Le nouvel amendement gouvernemental cherche-t-il à ressusciter la controversée Avia ? Pas vraiment. « La différence, c’est l’absence d’objectif de résultat imposant un retrait dans un certain délai », reconnaît Cédric O. On a écarté la disposition la plus polémique : l’injonction faite aux réseaux sociaux de supprimer sous vingt-quatre heures les contenus haineux manifestement illicites. Car celle-ci aurait poussé les plates-formes à censurer de nombreux contenus légaux, comme l’a rappelé le Conseil constitutionnel.

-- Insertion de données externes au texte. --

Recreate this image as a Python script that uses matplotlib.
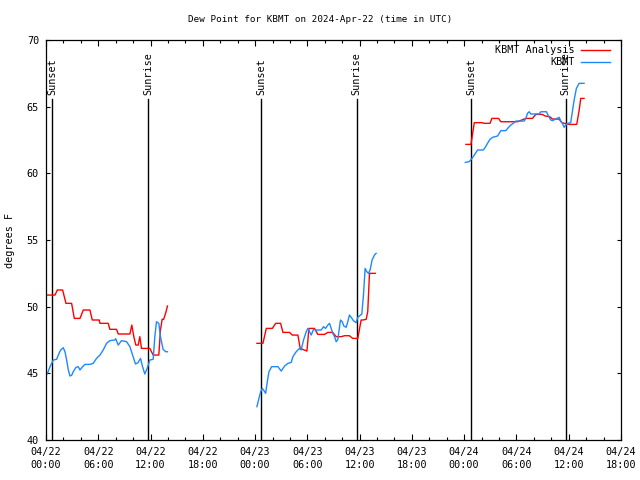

Moins répressive et moins clivante, la nouvelle proposition « colle au futur texte européen », note le secrétaire d’Etat. En effet, l’amendement vise surtout à imposer aux réseaux sociaux « des obligations de moyens et de transparence ». Ceux-ci seront tenus de décrire leur politique de modération des contenus haineux : combien de contenus retirés, dans quel délai, pour quel motif, etc.

« Impunité »

Les plates-formes devront y consacrer des « moyens humains et technologiques proportionnés ». Et respecter certains points de procédure, comme la possibilité pour l’utilisateur de déposer un recours, notamment pour les cas les plus graves, comme la résiliation d’un compte.

Enfin, les plates-formes devront améliorer leur coopération avec la justice, en répondant aux demandes d’identification d’auteurs de propos haineux et en conservant temporairement les contenus retirés « aux fins de les mettre à disposition de l’autorité judiciaire ». Il s’agit de lutter contre l’« impunité » des auteurs, estime la députée LRM Laetitia Avia.

La supervision de ces obligations est confiée au Conseil supérieur de l’audiovisuel (CSA), qui était déjà chargé de la surveillance des plates-formes dans d’autres textes, dont la loi de lutte contre la manipulation de l’information, dite « fake news », de fin 2018. Dans son premier rapport d’application, le CSA avait, toutefois, regretté que les réseaux sociaux ne soient pas assez transparents, notamment sur leurs algorithmes de modération automatisée. Désormais, le régulateur pourra prononcer des sanctions allant jusqu’à « 6 % du chiffre d’affaires mondial de la plate-forme ».